“Not until we are lost do we begin to understand ourselves.”
~ Henry David Thoreau
Oh Mr. Thoreau, how wise you are.
I’ve been out of touch the last few days as my internet connection has been spotty, so I’ve been unable to write/post anything until now.
I’m still in the lovely land of Malaysia, having just returned from three days in the the lush and tropical isle of Langkawi. It was a whirlwind trip, and with parents who are more into sightseeing than sunbathing, there was little time for relaxation.
And hence, with all of this parent+1 traveling….
I have come to my next realization: I am not a grown up.
Here’s the deal. I’m thirty-five. Yes, thirty-f’ing-five. I am not married. Have no kids. I have been independent financially since I was twenty-two years old. I have a great corporate America job, and have lived without a roommate for over 10 years. I’ve complained that there are no grown-ups in the LA dating scene. “I just want a grown-a$$ man,” I’ve said, and I get teeny boppers (30 and under crowd) swarming after me. Swing and a miss, every time.
Where are all the grown ups?
Yes. I am attracting non-grown-ups, because…. dun dun dunnnnnn… I am not a grown-up. Holy shiz. Self-realization #3.
Now back to Mr. Thoreau.
I came to this stark realization when I was with my parents, trying to blow dry my hair in the one plug that we had converted, when my mother instructed me to sit down and that she would dry my hair. Quick reminder people: I’m thirty-five.

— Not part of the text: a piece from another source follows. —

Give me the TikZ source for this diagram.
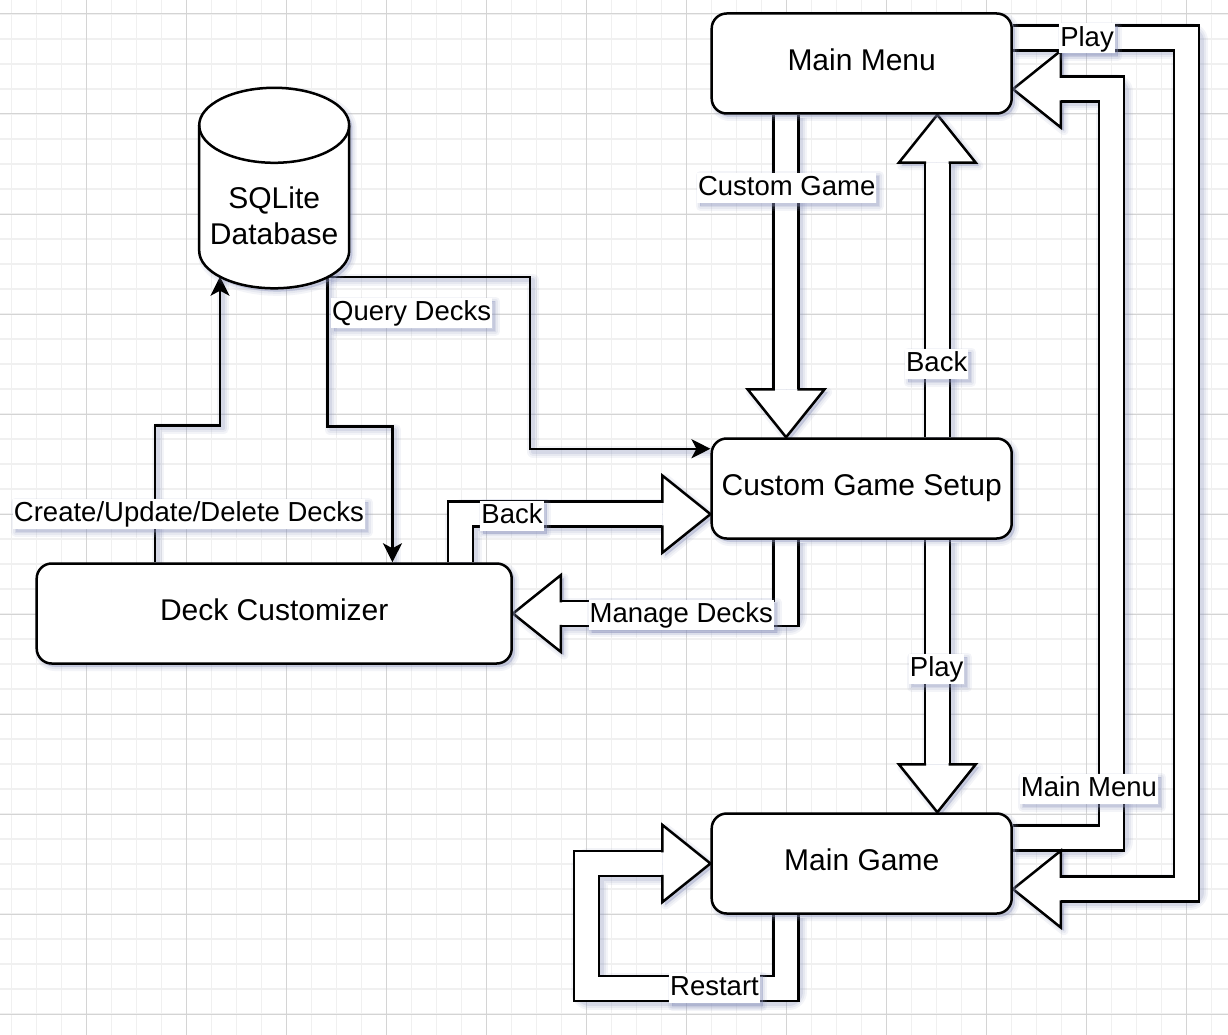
\documentclass[tikz,border=0pt]{standalone}
\usepackage{fontspec}
\setmainfont{Liberation Sans}
\usetikzlibrary{arrows.meta,calc,shadows}
\definecolor{shadowc}{RGB}{140,148,190}
\definecolor{gridminor}{RGB}{240,240,240}
\definecolor{gridmajor}{RGB}{212,212,212}
\newcommand\nodefont{\fontsize{30}{36}\selectfont}
\newcommand\lblfont{\fontsize{27.5}{33}\selectfont}
\newcommand\fahead[2]{%
  \begin{scope}[shift={(#1)},rotate=#2]
    \fill[white] (0,0) -- (-48,38.5) -- (-48,-38.5) -- cycle;
    \draw[line width=2.5pt,line join=miter] (-48,11.25) -- (-48,38.5) -- (0,0) -- (-48,-38.5) -- (-48,-11.25);
  \end{scope}}
% shadow of a head: #1 tip, #2 angle, #3 extra blur width, #4 opacity
\newcommand\faheadsh[4]{%
  \begin{scope}[shift={(#1)},xshift=3pt,yshift=-3pt,rotate=#2]
    \path[fill=shadowc,draw=shadowc,line width=#3pt,line join=round,opacity=#4] (0,0) -- (-48,38.5) -- (-48,-38.5) -- cycle;
  \end{scope}}
\pgfdeclarelayer{gridlayer}
\pgfdeclarelayer{arrowlayer}
\pgfsetlayers{gridlayer,arrowlayer,main}
\begin{document}
\begin{tikzpicture}[x=1pt,y=-1pt,
  softshadow/.style={
    drop shadow={shadow xshift=3pt,shadow yshift=-3pt,fill=shadowc,draw=shadowc,line join=round,line width=9pt,opacity=0.10},
    drop shadow={shadow xshift=3pt,shadow yshift=-3pt,fill=shadowc,draw=shadowc,line join=round,line width=5pt,opacity=0.12},
    drop shadow={shadow xshift=3pt,shadow yshift=-3pt,fill=shadowc,draw=shadowc,line join=round,line width=1pt,opacity=0.18}},
  box/.style={draw,line width=2.5pt,rounded corners=15pt,fill=white,minimum width=300pt,minimum height=100pt,inner sep=0pt,font=\nodefont,text height=21.5pt,text depth=7.5pt,softshadow},
  lbl/.style={fill=white,font=\lblfont,inner xsep=1pt,inner ysep=1pt,text height=21.7pt,text depth=6.3pt,softshadow},
  shaft/.style={line width=2.5pt,double=white,double distance=22.5pt,line join=miter},
  shaftsh/.style={draw=shadowc,line join=round,transform canvas={xshift=3pt,yshift=-3pt}},
  conn/.style={line width=2.5pt,line join=miter,-{Stealth[length=19pt,width=19pt,inset=5pt]}},
]
\useasboundingbox (0,0) rectangle (1228,1035);
% ---------- grid ----------
\begin{pgfonlayer}{gridlayer}
\fill[white] (0,0) rectangle (1228,1035);
\foreach \i in {0,...,48} \draw[gridminor,line width=1.5pt] ({11.7+25*\i},0) -- ({11.7+25*\i},1035);
\foreach \j in {0,...,41} \draw[gridminor,line width=1.5pt] (0,{14+25*\j}) -- (1228,{14+25*\j});
\foreach \i in {0,...,11} \draw[gridmajor,line width=1pt] ({86.7+100*\i},0) -- ({86.7+100*\i},1035);
\foreach \j in {0,...,10} \draw[gridmajor,line width=1pt] (0,{14+100*\j}) -- (1228,{14+100*\j});
\end{pgfonlayer}
% ---------- nodes ----------
\node[box] (mm) at (861.7,63.5) {Main Menu};
\node[box] (cgs) at (861.7,488.5) {Custom Game Setup};
\node[box] (mg) at (861.7,863.5) {Main Game};
\node[box,minimum width=475pt] (dc) at (274.2,613.5) {Deck Customizer};
% database cylinder
\path[draw,line width=2.5pt,fill=white,softshadow]
  (199.2,125.3) -- (199.2,250.8) .. controls (199.2,271.5) and (232.8,288.3) .. (274.2,288.3)
  .. controls (315.6,288.3) and (349.2,271.5) .. (349.2,250.8) -- (349.2,125.3)
  .. controls (349.2,104.6) and (315.6,87.8) .. (274.2,87.8)
  .. controls (232.8,87.8) and (199.2,104.6) .. (199.2,125.3) -- cycle;
\draw[line width=2.5pt] (199.2,125.3) .. controls (199.2,146) and (232.8,162.8) .. (274.2,162.8)
  .. controls (315.6,162.8) and (349.2,146) .. (349.2,125.3);
\node[font=\nodefont,align=center,inner sep=0pt] (db) at (274.2,216) {SQLite\\Database};
% ---------- anchor coordinates ----------
\coordinate (mmS1) at ($(mm.south west)!0.25!(mm.south east)$);
\coordinate (mmS3) at ($(mm.south west)!0.75!(mm.south east)$);
\coordinate (cgsN1) at ($(cgs.north west)!0.25!(cgs.north east)$);
\coordinate (cgsN3) at ($(cgs.north west)!0.75!(cgs.north east)$);
\coordinate (cgsS1) at ($(cgs.south west)!0.25!(cgs.south east)$);
\coordinate (cgsS3) at ($(cgs.south west)!0.75!(cgs.south east)$);
\coordinate (mgN3) at ($(mg.north west)!0.75!(mg.north east)$);
\coordinate (mgS1) at ($(mg.south west)!0.25!(mg.south east)$);
\coordinate (cgsW3) at ($(cgs.north west)!0.75!(cgs.south west)$);
\coordinate (mgW) at (mg.west);
\coordinate (mmE1) at ($(mm.north east)!0.25!(mm.south east)$);
\coordinate (mmE3) at ($(mm.north east)!0.75!(mm.south east)$);
\coordinate (mgE1) at ($(mg.north east)!0.25!(mg.south east)$);
\coordinate (mgE3) at ($(mg.north east)!0.75!(mg.south east)$);
\coordinate (dcE) at (dc.east);
\coordinate (dcNb) at ($(dc.north west)+(425,0)$);
\coordinate (dcNq) at ($(dc.north west)+(357,0)$);
\coordinate (dcNc) at ($(dc.north west)+(119.5,0)$);
\coordinate (cgsQ) at ($(cgs.north west)+(0,11.5)$);
\coordinate (dbq) at (327.5,277.2);
\coordinate (dbc) at (220,276.7);
% ---------- connectors ----------
\begin{pgfonlayer}{arrowlayer}
% soft shadows (three layers)
\foreach \e/\o in {9/0.10,5/0.12,1/0.18} {
  \draw[shaftsh,line width={27.5pt+\e pt},draw opacity=\o] (mmS1) -- ($(cgsN1)+(0,-48)$);
  \draw[shaftsh,line width={27.5pt+\e pt},draw opacity=\o] (cgsN3) -- ($(mmS3)+(0,48)$);
  \draw[shaftsh,line width={27.5pt+\e pt},draw opacity=\o] (cgsS3) -- ($(mgN3)+(0,-48)$);
  \draw[shaftsh,line width={27.5pt+\e pt},draw opacity=\o] (cgsS1) |- ($(dcE)+(48,0)$);
  \draw[shaftsh,line width={27.5pt+\e pt},draw opacity=\o] (dcNb) |- ($(cgsW3)+(-48,0)$);
  \draw[shaftsh,line width={27.5pt+\e pt},draw opacity=\o] (mgS1) -- ++(0,73.5) -| ($(mgW)+(-124,0)$) -- ($(mgW)+(-48,0)$);
  \draw[shaftsh,line width={27.5pt+\e pt},draw opacity=\o] (mgE1) -| ($(mmE3)+(98.75,0)$) -- ($(mmE3)+(48,0)$);
  \draw[shaftsh,line width={27.5pt+\e pt},draw opacity=\o] (mmE1) -| ($(mgE3)+(173.75,0)$) -- ($(mgE3)+(48,0)$);
  \faheadsh{cgsN1}{-90}{\e}{\o}
  \faheadsh{mmS3}{90}{\e}{\o}
  \faheadsh{mgN3}{-90}{\e}{\o}
  \faheadsh{dcE}{180}{\e}{\o}
  \faheadsh{cgsW3}{0}{\e}{\o}
  \faheadsh{mgW}{0}{\e}{\o}
  \faheadsh{mmE3}{180}{\e}{\o}
  \faheadsh{mgE3}{180}{\e}{\o}
  \draw[shaftsh,line width={2.5pt+\e pt},draw opacity=\o] (dbq) -| ($(cgsQ)+(-180.45,0)$) -- (cgsQ);
  \draw[shaftsh,line width={2.5pt+\e pt},draw opacity=\o] (dbq) -- ++(0,149.5) -| (dcNq);
  \draw[shaftsh,line width={2.5pt+\e pt},draw opacity=\o] (dcNc) -- ++(0,-136.8) -| (dbc);
}
% block arrows
\draw[shaft] (mmS1) -- ($(cgsN1)+(0,-48)$);
\draw[shaft] (cgsN3) -- ($(mmS3)+(0,48)$);
\draw[shaft] (cgsS3) -- ($(mgN3)+(0,-48)$);
\draw[shaft] (cgsS1) |- ($(dcE)+(48,0)$);
\draw[shaft] (dcNb) |- ($(cgsW3)+(-48,0)$);
\draw[shaft] (mgS1) -- ++(0,73.5) -| ($(mgW)+(-124,0)$) -- ($(mgW)+(-48,0)$);
\draw[shaft] (mmE1) -| ($(mgE3)+(173.75,0)$) -- ($(mgE3)+(48,0)$);
\draw[shaft] (mgE1) -| ($(mmE3)+(98.75,0)$) -- ($(mmE3)+(48,0)$);
\fahead{cgsN1}{-90}
\fahead{mmS3}{90}
\fahead{mgN3}{-90}
\fahead{dcE}{180}
\fahead{cgsW3}{0}
\fahead{mgW}{0}
\fahead{mgE3}{180}
\fahead{mmE3}{180}
% thin arrows
\draw[conn] (dbq) -| ($(cgsQ)+(-180.45,0)$) -- (cgsQ);
\draw[conn] (dbq) -- ++(0,149.5) -| (dcNq);
\draw[conn] (dcNc) -- ++(0,-136.8) -| (dbc);
\end{pgfonlayer}
% ---------- labels ----------
\node[lbl] (lcg) at (786.7,188) {Custom Game};
\node[lbl] (lbk1) at (936.7,364) {Back};
\node[lbl] (lpl1) at (936.7,669) {Play};
\node[lbl] (lmd) at (681.3,614.5) {Manage Decks};
\node[lbl] (lbk2) at (512,515.5) {Back};
\node[lbl] (lrs) at (714.5,988) {Restart};
\node[lbl] (lpl2) at (1087,38.5) {Play};
\node[lbl] (lmm) at (1089,789) {Main Menu};
\node[lbl] (lqd) at (411.7,313) {Query Decks};
\node[lbl] (lcud) at (189,514) {Create/Update/Delete Decks};
\end{tikzpicture}
\end{document}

I love my mom a lot, so I’m not going to bag on this, and in fact, I let her, because who doesn’t like getting their hair did? However, it struck me like a freight train right then and there- I am still a kid.
My life flashed before me in that instant… you know, just like the minute the detective in Usual Suspects figures out that Kevin Spacey is Keyser Söze.
I saw my house with my knick knacky shiz and flea market finds. My inability to commit to any one person. My f’ing backpack (seriously, that thing can hold SO much stuff!). My Fugazi stickers (joking! I’m not that bad). Playing kickball on Friday nights. The flight attendant handing out champagne and skipping over me- because she thought I was too young. Watching one of my cousins here in Malaysia (who, when I visited in 2001 with my then very serious boyfriend who I thought I would marry, was only 10 years old at the time) taking care of her two small children- and me, essentially in the same place I was in 2001. Damn, that is a self-realization if I’ve ever had one.
I was thinking I was ahead of the game. I have a house. I have my sh$% together. Or do I? Maybe I don’t. Maybe it’s high time I grew my own a$$ up so that I can attract that into my life.
Getting (internally) lost in Malaysia made me realize that although I love my parents dearly, and I have all the confidence in the world, I need to grow the f up.